MAB profit falls after ‘challenging’ year, activity picks up in 2024 – Mortgage Strategy


Mortgage Advice Bureau posted pre-tax profit down 6.8% to £16.2m compared to a year ago, while its adviser headcount also fell as the network suffered “very challenging” 2023.

The broker business saw its advisers fall 4% to 2,158, while gross mortgage completions – including product transfers – was 8% lower at £25.1bn, it said in a stock market statement.

It pointed out that last year was a “difficult market backdrop” where new mortgage lending was down 29% across the market, as rising interest rates ate into the appetite of borrowers.

However, its share of new mortgage lending lifted to 8.3% from 7.5% share 12 months ago.

Also, revenue per mainstream adviser rose 6% following the full year impact of the acquisition of Fluent, which it bought in March 2022.

Mortgage Advice Bureau chief executive Peter Brodnicki added that 2024 had started well, with “purchase and re-financing activity having picked up significantly. 

“We believe this signals the early stages of a market recovery that builds towards a catch-up year in 2025, with pent-up demand continuing to be released as consumer confidence and affordability increase.”

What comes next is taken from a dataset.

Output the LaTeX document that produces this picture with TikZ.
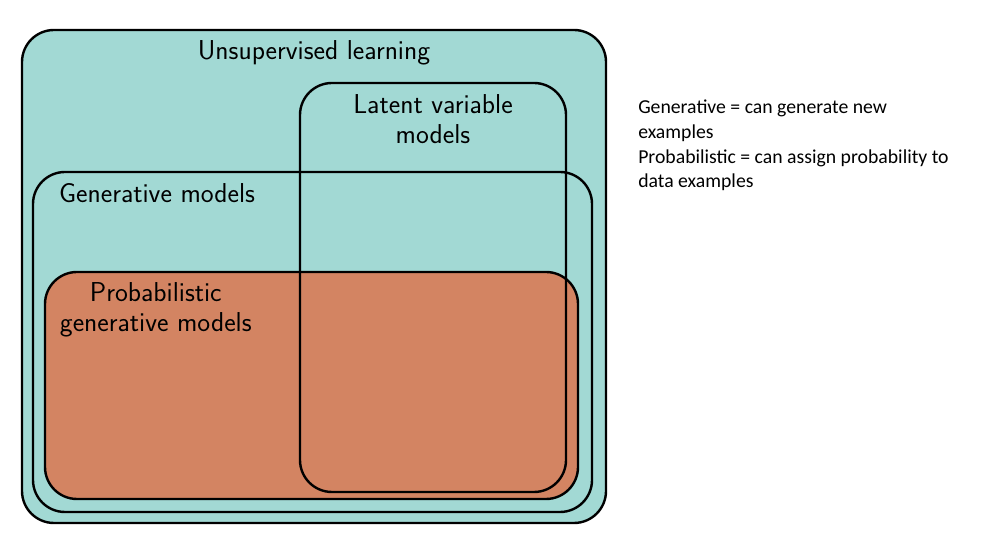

He added: “Following the modest improvement in trading towards the end of last year, we have seen a very positive start to 2024 across both purchase and re-financing, including a long-awaited recovery in buy-to-let activity. 

“We previously reported our expectation that overall market activity would increase once inflation was under control and the Bank of England base rate had peaked or started to fall back. 

“Although a first reduction in the base rate is not expected until later this year, mortgage rates have reduced notably, the availability of mortgage products has increased, and mortgage underwriting criteria are starting to signal a more positive outlook.”